◆ Aim of the task: Retype the data that follows line by line, exactly, and leave its pictures out.

==== Material

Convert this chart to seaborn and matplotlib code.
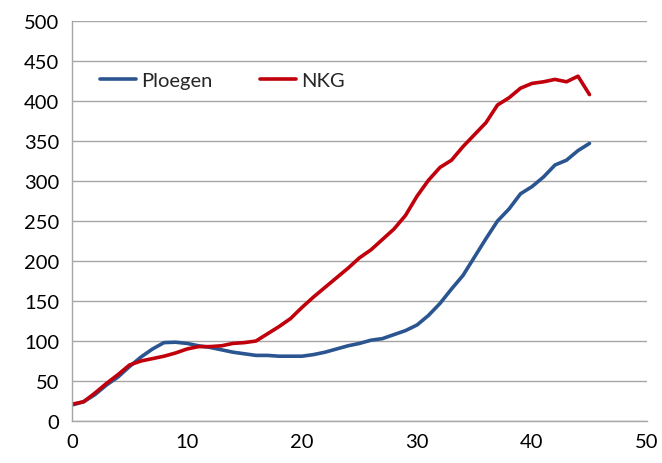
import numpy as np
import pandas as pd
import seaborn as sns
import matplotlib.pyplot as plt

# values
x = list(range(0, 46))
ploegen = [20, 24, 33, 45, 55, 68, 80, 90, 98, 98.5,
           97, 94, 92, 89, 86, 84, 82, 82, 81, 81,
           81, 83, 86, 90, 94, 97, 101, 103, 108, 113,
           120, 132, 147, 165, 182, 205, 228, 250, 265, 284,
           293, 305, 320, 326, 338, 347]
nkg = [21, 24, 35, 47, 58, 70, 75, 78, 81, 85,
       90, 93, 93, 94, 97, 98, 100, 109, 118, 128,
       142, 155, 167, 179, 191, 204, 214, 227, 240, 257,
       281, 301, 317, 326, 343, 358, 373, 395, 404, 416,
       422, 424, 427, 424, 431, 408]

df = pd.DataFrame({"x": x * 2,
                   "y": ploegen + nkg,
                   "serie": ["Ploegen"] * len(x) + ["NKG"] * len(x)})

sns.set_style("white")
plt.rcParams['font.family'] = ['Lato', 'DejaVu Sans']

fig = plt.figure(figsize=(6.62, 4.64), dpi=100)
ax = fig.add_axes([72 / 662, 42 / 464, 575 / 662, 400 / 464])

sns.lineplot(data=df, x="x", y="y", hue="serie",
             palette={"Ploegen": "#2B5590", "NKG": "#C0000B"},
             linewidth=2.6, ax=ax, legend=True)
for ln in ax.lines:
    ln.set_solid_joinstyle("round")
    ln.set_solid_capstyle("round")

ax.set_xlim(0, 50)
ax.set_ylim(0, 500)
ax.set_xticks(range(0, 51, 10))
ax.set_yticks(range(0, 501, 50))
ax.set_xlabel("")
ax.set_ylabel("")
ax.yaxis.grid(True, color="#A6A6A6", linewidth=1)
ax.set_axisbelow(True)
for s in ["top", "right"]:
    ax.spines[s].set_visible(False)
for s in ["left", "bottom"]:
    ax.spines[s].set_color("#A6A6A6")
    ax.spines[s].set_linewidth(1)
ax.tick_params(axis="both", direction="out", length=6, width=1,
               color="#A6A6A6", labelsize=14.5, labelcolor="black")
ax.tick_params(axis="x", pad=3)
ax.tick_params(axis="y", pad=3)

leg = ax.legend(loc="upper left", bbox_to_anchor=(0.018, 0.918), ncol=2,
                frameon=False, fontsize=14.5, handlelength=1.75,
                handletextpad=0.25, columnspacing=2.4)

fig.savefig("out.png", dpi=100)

========

◆ Answer:
Convert this chart to seaborn and matplotlib code.
import numpy as np
import pandas as pd
import seaborn as sns
import matplotlib.pyplot as plt

# values
x = list(range(0, 46))
ploegen = [20, 24, 33, 45, 55, 68, 80, 90, 98, 98.5,
           97, 94, 92, 89, 86, 84, 82, 82, 81, 81,
           81, 83, 86, 90, 94, 97, 101, 103, 108, 113,
           120, 132, 147, 165, 182, 205, 228, 250, 265, 284,
           293, 305, 320, 326, 338, 347]
nkg = [21, 24, 35, 47, 58, 70, 75, 78, 81, 85,
       90, 93, 93, 94, 97, 98, 100, 109, 118, 128,
       142, 155, 167, 179, 191, 204, 214, 227, 240, 257,
       281, 301, 317, 326, 343, 358, 373, 395, 404, 416,
       422, 424, 427, 424, 431, 408]

df = pd.DataFrame({"x": x * 2,
                   "y": ploegen + nkg,
                   "serie": ["Ploegen"] * len(x) + ["NKG"] * len(x)})

sns.set_style("white")
plt.rcParams['font.family'] = ['Lato', 'DejaVu Sans']

fig = plt.figure(figsize=(6.62, 4.64), dpi=100)
ax = fig.add_axes([72 / 662, 42 / 464, 575 / 662, 400 / 464])

sns.lineplot(data=df, x="x", y="y", hue="serie",
             palette={"Ploegen": "#2B5590", "NKG": "#C0000B"},
             linewidth=2.6, ax=ax, legend=True)
for ln in ax.lines:
    ln.set_solid_joinstyle("round")
    ln.set_solid_capstyle("round")

ax.set_xlim(0, 50)
ax.set_ylim(0, 500)
ax.set_xticks(range(0, 51, 10))
ax.set_yticks(range(0, 501, 50))
ax.set_xlabel("")
ax.set_ylabel("")
ax.yaxis.grid(True, color="#A6A6A6", linewidth=1)
ax.set_axisbelow(True)
for s in ["top", "right"]:
    ax.spines[s].set_visible(False)
for s in ["left", "bottom"]:
    ax.spines[s].set_color("#A6A6A6")
    ax.spines[s].set_linewidth(1)
ax.tick_params(axis="both", direction="out", length=6, width=1,
               color="#A6A6A6", labelsize=14.5, labelcolor="black")
ax.tick_params(axis="x", pad=3)
ax.tick_params(axis="y", pad=3)

leg = ax.legend(loc="upper left", bbox_to_anchor=(0.018, 0.918), ncol=2,
                frameon=False, fontsize=14.5, handlelength=1.75,
                handletextpad=0.25, columnspacing=2.4)

fig.savefig("out.png", dpi=100)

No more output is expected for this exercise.